The decals were both good and bad. I love
Twobobs
subjects and all the variety that they bring to our
kits, bravo as always to them! But they are also not
the easiest decals to use, mostly because they are
super thin and can break up easily and sometimes come
off after you think they have set. I had a lot of
break up with mine in the red white and blue areas and
was able to restore most of it thanks to cutting
strips from the VFA-201 decals also on the sheet (the
colors match). The flag decal on the air brake was the
best of the bunch and the fin tip stuff was the most
difficult, I also had a major break up on the stripe
behind the VMFA-115 titles on the hump after I had
clear coated (what fun that was). The fin tip decals
were actually too small and the blue at the top needed
some extra filling (again from the VFA-201 decals)

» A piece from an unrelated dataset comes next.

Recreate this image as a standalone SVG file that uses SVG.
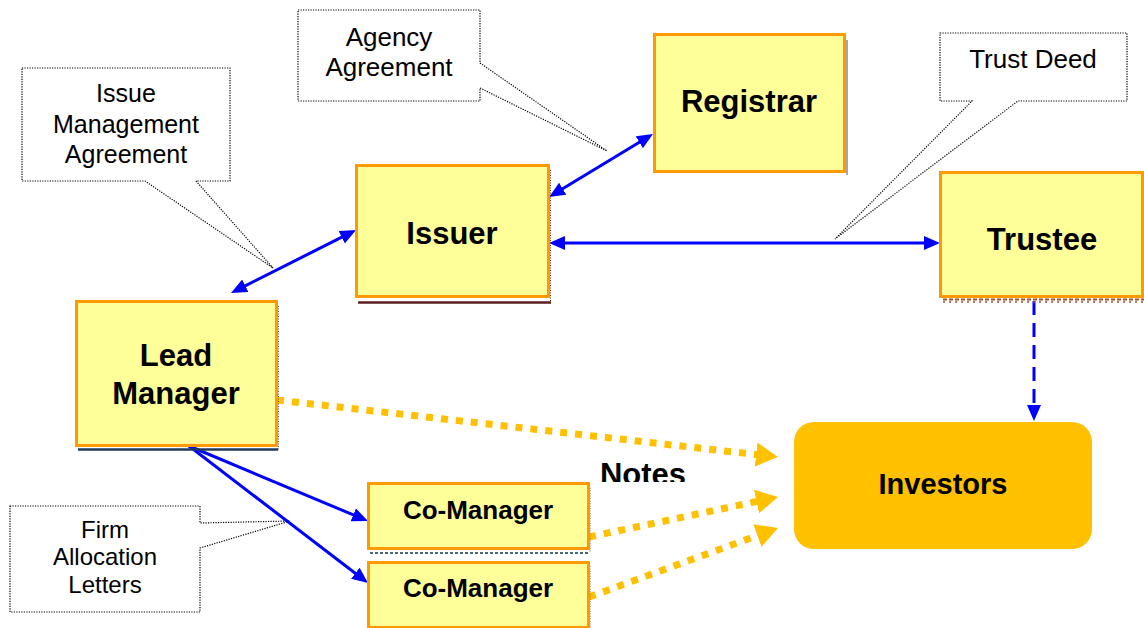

this may have been because I was using the Black box
fins and the decals were sized for the kit fins (which
are wrong to use of course). I don't fault Twobobs
for all this, they did a great job with the artwork, I
would fault Super Scale who prints the decals for
making them too thin. If I had known how ultra thin
they were I might have coated them with some liquid
decal film to make them stronger (Micro-sol makes
that). I am not saying that Super scale needs to make
them an inch thick, of course thin is good, but we
still need them to hold up during application and not
rip and tear. One note about the artwork on the sheet,
I believe that 2 Bobs researched the jet after it had
returned from Iraq as the photos on the instruction
sheet show a fresh paint job and it has a "Iraqi
Freedom" seal on the ammunition door (I never found
any other photos of this and I think it was only
temporary) so I decided to drop this. The eagle and
the flag on the tail also seamed to change mid-cruise
(I found photos before and after the change, both
during the war) so the 2-bobs
decals were correct for
latter in the war, and seam to be current to the jet
now (although the speed brake has the CAGs name on it
now- see photo links above).
After all the painting and weathering I proceeded
to the final touches and gluing on of the small stuff.